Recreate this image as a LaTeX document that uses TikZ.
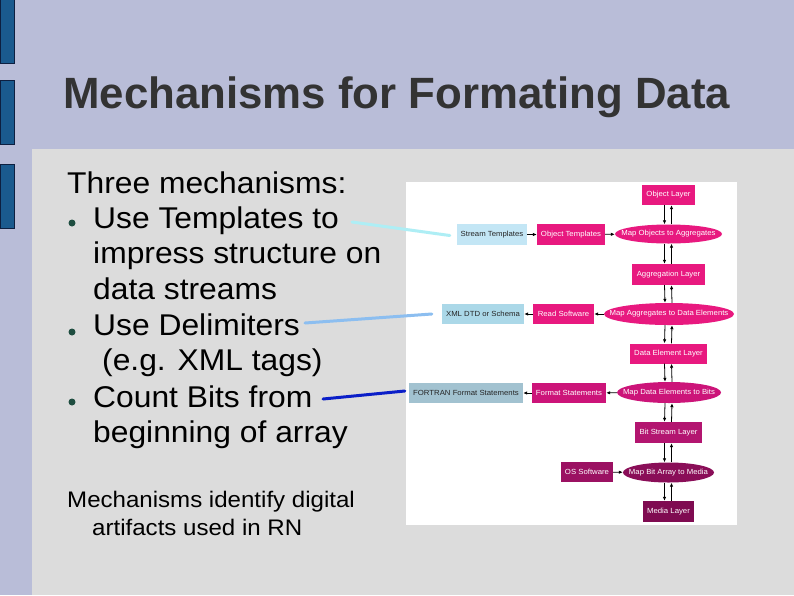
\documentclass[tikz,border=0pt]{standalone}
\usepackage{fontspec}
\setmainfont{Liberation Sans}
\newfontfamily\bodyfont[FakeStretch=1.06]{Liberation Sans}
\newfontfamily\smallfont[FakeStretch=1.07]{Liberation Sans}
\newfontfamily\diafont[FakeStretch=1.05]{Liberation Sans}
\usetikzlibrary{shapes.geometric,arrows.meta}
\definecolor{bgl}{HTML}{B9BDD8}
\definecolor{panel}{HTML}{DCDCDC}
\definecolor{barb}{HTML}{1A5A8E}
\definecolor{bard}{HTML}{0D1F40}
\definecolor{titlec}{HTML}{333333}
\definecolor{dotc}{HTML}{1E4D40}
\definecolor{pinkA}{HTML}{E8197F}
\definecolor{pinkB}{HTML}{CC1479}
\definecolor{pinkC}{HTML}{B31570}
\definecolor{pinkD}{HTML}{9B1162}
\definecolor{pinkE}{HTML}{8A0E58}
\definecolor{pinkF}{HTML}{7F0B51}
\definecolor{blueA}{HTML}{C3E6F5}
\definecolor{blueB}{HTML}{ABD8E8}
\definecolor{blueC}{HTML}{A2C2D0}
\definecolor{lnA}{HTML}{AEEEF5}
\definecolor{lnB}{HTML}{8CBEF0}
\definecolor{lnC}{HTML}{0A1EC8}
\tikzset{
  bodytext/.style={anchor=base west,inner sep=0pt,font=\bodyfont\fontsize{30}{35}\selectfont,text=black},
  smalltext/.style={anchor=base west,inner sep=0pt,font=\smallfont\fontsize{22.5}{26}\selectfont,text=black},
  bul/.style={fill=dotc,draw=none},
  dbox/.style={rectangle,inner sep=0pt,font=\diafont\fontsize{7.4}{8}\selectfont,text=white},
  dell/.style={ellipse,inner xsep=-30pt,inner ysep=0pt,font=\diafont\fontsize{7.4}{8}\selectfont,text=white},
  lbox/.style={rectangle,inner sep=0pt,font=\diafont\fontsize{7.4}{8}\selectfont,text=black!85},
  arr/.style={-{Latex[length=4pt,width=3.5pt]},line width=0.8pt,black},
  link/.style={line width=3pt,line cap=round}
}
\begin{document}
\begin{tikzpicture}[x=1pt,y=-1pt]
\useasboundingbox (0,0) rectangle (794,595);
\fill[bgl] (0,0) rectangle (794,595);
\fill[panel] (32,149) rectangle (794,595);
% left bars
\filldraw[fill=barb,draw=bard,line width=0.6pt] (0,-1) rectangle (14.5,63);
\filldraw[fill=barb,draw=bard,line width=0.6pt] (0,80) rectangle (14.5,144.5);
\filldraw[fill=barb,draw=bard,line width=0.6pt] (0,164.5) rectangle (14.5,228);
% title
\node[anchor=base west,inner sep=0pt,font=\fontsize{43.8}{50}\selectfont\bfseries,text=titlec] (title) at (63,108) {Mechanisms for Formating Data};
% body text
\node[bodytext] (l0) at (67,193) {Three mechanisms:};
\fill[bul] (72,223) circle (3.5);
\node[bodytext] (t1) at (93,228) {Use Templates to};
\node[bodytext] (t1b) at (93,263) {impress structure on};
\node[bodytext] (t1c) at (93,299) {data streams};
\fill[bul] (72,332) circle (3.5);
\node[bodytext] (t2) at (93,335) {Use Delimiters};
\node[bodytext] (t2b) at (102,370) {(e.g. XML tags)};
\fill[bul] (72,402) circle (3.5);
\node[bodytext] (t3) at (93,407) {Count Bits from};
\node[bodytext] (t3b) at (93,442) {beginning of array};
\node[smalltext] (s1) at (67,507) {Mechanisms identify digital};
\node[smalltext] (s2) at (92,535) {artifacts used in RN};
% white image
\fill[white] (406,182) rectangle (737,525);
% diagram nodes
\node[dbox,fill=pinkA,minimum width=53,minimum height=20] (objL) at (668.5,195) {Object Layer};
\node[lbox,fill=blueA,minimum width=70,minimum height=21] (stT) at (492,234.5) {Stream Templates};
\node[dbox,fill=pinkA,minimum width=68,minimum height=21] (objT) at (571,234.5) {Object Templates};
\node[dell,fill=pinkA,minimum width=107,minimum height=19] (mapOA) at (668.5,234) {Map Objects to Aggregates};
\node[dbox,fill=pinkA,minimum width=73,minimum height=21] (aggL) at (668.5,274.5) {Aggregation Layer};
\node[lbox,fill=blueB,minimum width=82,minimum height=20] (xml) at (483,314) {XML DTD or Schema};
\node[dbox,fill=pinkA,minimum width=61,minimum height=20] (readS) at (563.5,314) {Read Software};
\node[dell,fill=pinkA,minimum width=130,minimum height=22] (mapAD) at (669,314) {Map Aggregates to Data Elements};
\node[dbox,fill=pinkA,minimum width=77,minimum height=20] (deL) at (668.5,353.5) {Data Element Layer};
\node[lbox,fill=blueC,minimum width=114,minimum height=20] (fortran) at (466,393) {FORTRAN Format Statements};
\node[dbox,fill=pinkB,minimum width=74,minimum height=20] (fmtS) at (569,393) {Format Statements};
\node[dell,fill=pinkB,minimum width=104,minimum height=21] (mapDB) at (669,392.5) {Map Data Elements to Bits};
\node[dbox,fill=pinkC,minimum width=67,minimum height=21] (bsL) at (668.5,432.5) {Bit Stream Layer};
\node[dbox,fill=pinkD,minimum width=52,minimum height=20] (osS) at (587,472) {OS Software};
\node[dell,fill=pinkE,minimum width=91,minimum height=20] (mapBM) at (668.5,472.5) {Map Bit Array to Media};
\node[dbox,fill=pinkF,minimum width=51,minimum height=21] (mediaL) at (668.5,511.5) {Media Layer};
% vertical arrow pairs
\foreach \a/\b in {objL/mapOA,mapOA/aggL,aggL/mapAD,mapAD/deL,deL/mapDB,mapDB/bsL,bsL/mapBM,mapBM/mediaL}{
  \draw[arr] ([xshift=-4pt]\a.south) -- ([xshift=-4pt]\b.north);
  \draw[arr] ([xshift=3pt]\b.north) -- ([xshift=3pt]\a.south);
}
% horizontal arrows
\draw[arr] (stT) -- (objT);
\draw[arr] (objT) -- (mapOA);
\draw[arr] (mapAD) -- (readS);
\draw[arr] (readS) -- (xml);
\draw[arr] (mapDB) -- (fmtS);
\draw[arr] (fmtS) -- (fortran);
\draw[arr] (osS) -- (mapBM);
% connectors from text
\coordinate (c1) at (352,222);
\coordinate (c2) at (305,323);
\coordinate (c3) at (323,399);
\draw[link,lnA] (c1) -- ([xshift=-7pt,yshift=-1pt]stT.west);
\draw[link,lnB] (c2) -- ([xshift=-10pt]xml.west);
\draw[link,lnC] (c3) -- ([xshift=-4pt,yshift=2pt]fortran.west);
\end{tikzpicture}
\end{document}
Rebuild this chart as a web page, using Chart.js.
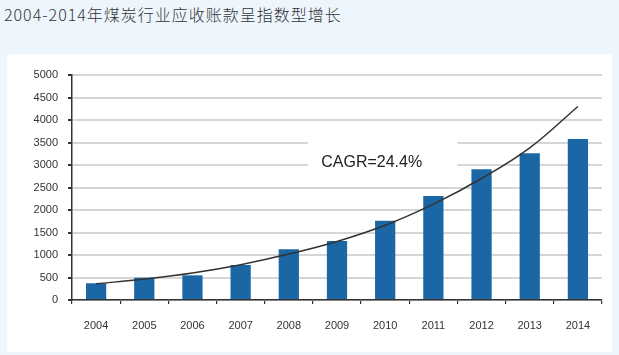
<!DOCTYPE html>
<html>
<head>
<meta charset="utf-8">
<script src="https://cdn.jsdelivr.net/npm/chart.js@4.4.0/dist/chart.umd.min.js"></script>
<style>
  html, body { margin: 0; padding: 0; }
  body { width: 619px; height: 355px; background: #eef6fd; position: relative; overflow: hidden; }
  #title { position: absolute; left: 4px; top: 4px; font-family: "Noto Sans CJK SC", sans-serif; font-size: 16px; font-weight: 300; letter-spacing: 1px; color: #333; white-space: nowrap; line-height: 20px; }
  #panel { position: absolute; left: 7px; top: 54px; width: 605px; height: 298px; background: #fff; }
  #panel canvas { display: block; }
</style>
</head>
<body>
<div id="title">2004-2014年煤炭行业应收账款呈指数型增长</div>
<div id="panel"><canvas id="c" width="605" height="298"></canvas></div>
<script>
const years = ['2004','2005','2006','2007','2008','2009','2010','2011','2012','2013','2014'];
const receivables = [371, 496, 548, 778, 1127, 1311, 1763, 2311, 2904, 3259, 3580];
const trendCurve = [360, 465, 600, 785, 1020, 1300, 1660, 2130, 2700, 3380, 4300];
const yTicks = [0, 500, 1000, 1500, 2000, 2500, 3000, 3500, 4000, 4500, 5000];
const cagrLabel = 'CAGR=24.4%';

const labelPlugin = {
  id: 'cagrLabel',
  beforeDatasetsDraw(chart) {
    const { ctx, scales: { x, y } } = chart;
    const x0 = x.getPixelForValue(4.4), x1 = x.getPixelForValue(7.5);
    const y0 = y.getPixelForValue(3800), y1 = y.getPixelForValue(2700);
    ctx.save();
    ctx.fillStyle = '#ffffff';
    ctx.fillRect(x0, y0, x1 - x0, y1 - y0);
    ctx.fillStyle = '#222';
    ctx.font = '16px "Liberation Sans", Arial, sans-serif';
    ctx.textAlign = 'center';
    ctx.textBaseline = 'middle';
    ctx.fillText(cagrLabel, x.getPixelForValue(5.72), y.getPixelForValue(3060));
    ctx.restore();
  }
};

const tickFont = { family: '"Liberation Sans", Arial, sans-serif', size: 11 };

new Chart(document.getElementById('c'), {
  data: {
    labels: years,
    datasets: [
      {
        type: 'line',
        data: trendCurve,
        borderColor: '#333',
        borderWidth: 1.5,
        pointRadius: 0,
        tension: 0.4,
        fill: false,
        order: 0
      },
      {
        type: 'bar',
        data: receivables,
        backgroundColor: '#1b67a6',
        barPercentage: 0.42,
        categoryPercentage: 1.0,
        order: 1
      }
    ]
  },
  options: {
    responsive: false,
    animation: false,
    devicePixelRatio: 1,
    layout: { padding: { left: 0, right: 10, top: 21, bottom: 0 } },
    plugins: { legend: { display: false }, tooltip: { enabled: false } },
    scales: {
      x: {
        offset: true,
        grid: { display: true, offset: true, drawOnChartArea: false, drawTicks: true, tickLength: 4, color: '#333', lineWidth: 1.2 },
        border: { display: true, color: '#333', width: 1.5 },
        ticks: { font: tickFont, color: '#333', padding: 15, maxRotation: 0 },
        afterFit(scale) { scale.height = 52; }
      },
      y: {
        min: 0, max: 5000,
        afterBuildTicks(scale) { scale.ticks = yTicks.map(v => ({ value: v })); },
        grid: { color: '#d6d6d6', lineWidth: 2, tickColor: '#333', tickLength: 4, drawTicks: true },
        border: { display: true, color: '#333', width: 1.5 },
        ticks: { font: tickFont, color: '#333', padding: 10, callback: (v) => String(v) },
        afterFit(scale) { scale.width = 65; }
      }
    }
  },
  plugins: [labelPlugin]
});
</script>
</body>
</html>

● Task to complete
Reproduce exactly, and only, the lines from the one containing "Rebuild this chart" through the one containing "const cagrLabel = 'CAGR=24.4%';", including both; leave out any pictures.

● Solution to the exercise
Rebuild this chart as a web page, using Chart.js.
<!DOCTYPE html>
<html>
<head>
<meta charset="utf-8">
<script src="https://cdn.jsdelivr.net/npm/chart.js@4.4.0/dist/chart.umd.min.js"></script>
<style>
  html, body { margin: 0; padding: 0; }
  body { width: 619px; height: 355px; background: #eef6fd; position: relative; overflow: hidden; }
  #title { position: absolute; left: 4px; top: 4px; font-family: "Noto Sans CJK SC", sans-serif; font-size: 16px; font-weight: 300; letter-spacing: 1px; color: #333; white-space: nowrap; line-height: 20px; }
  #panel { position: absolute; left: 7px; top: 54px; width: 605px; height: 298px; background: #fff; }
  #panel canvas { display: block; }
</style>
</head>
<body>
<div id="title">2004-2014年煤炭行业应收账款呈指数型增长</div>
<div id="panel"><canvas id="c" width="605" height="298"></canvas></div>
<script>
const years = ['2004','2005','2006','2007','2008','2009','2010','2011','2012','2013','2014'];
const receivables = [371, 496, 548, 778, 1127, 1311, 1763, 2311, 2904, 3259, 3580];
const trendCurve = [360, 465, 600, 785, 1020, 1300, 1660, 2130, 2700, 3380, 4300];
const yTicks = [0, 500, 1000, 1500, 2000, 2500, 3000, 3500, 4000, 4500, 5000];
const cagrLabel = 'CAGR=24.4%';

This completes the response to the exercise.